When I joined Urban Prep Academies in 2006 as the founding math teacher at what was to become the nation’s first all-boys public charter high school, the school’s faculty and staff had one central goal.
We were on a mission to get black boys from Englewood – a racially segregated and economically distressed neighborhood in Chicago, and a community described in the media as one of the city’s most dangerous – to and through college.
Each spring, Urban Prep Academies boasts that 100% of seniors graduating from each of its three campuses gains admission to a four-year college or university.

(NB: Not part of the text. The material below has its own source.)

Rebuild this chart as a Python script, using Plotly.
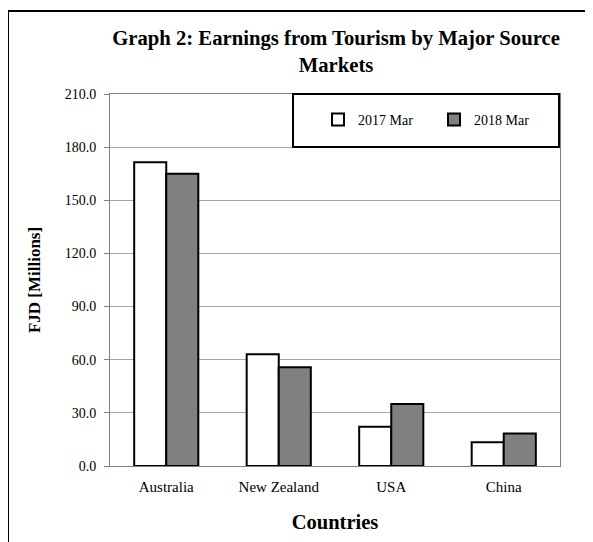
import plotly.graph_objects as go

countries = ["Australia", "New Zealand", "USA", "China"]
mar_2017 = [171.5, 63.1, 22.2, 13.4]
mar_2018 = [165.0, 55.7, 35.0, 18.4]
series_names = ["2017 Mar", "2018 Mar"]
y_ticks = [0, 30, 60, 90, 120, 150, 180, 210]

FONT = "Liberation Serif, Times New Roman, serif"

fig = go.Figure()
fig.add_trace(go.Bar(x=countries, y=mar_2017, name=series_names[0],
                     marker=dict(color="white", line=dict(color="black", width=2))))
fig.add_trace(go.Bar(x=countries, y=mar_2018, name=series_names[1],
                     marker=dict(color="#808080", line=dict(color="black", width=2))))

# page body has an 8px offset; work in figure coordinates = reference - 8
OFF = 8
W, H = 585, 534
L, T = 110 - OFF, 94 - OFF
PR, PB = 560 - OFF, 466 - OFF
R, B = W - PR, H - PB
pw, ph = PR - L, PB - T

def px(x):
    return (x - OFF - L) / pw

def py(y):
    return (PB - (y - OFF)) / ph

fig.update_layout(
    width=W, height=H,
    margin=dict(l=L, r=R, t=T, b=B),
    paper_bgcolor="white", plot_bgcolor="white",
    font=dict(family=FONT, size=14, color="black"),
    barmode="group", bargap=0.43, bargroupgap=0,
    title=dict(text="<b>Graph 2: Earnings from Tourism by Major Source<br>Markets</b>",
               font=dict(family=FONT, size=20.7, color="black"),
               x=(336 - OFF) / W, xanchor="center", y=1 - 37 / H, yanchor="middle"),
    legend=dict(orientation="h", x=px(318), xanchor="left", y=py(120), yanchor="middle",
                bgcolor="rgba(0,0,0,0)", font=dict(family=FONT, size=14),
                entrywidth=71, entrywidthmode="pixels", traceorder="normal"),
    xaxis=dict(showline=True, linecolor="#808080", linewidth=1, mirror=True,
               ticks="", tickfont=dict(family=FONT, size=15), ticklabelstandoff=7,
               title=dict(text="<b>Countries</b>", font=dict(family=FONT, size=20.5), standoff=20)),
    yaxis=dict(range=[0, 210], tickvals=y_ticks, tickformat=".1f",
               showgrid=True, gridcolor="#a6a6a6", gridwidth=1,
               showline=True, linecolor="#808080", linewidth=1, mirror=True,
               ticks="outside", ticklen=5, tickcolor="#808080", ticklabelstandoff=5,
               tickfont=dict(family=FONT, size=14),
               title=dict(text="<b>FJD [Millions]</b>", font=dict(family=FONT, size=17), standoff=19)),
    shapes=[
        dict(type="rect", xref="paper", yref="paper",
             x0=px(293), x1=px(559), y0=py(147), y1=py(94),
             line=dict(color="black", width=2), fillcolor="white", layer="above"),
        dict(type="rect", xref="paper", yref="paper",
             x0=px(8), x1=px(640), y0=py(620), y1=py(11),
             line=dict(color="black", width=2), fillcolor="rgba(0,0,0,0)", layer="above"),
    ],
)

fig.write_html("out.html")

But if you look beneath the 100% college acceptance claim – which sometimes gets misinterpreted as 100% actually going to college – you may find results that raise serious questions about the quality of education at the school.
College acceptance versus college readiness
For starters, the reality is only 12.8% of Urban Prep students at the West campus met Illinois’ college readiness benchmarks. Further, only about two-thirds of the class of 2017 at Urban Prep’s West campus actually enrolled in college. A little less than 44% of the school’s 2016 graduates were persisting in college based on the latest report.
In a statement to The Conversation, school officials maintained that a major reason its graduates don’t persist in college is due to lack of money.
“The number one reason we are given as why Urban Prep graduates choose not to continue pursuing their degree is a lack of financial resources and proper supports at the colleges they attend,” Dennis Lacewell, chief academic officer at Urban Prep Academies, wrote in an e-mail to The Conversation. “This is consistent with national data related to first-generation and black male students going to college.”
However, in my own and other higher education scholarship, lack of money is sometimes related to students’ lack of academic preparation for college. For instance, at least two young men who participated in my study of Urban Prep’s graduates revealed that they lost an academic scholarship because of low GPAs.
West campus recommended for closure
The future of one of the school’s campuses – Urban Prep West – became imperiled in December 2018 when officials at Chicago Public Schools recommended shutting it down. That decision was later overturned by the Illinois State Charter School Commission.
When the school was in danger of closing, “some students stated” that they “didn’t care” if the school closed down or that it was “good” that it was closing.
One student spoke about how the “teachers put on a show” for parents, but treat students badly “behind closed doors.”
Reflections from Urban Prep graduates
Urban Prep graduates expressed similar sentiments when sociologist Derrick Brooms and I originally set out to conduct the research that led to my book – “Urban Preparation: Young Black Men from Chicago’s South Side to Success in Higher Education.” Our aim was to describe how students at Urban Prep saw the school in terms of helping them complete college.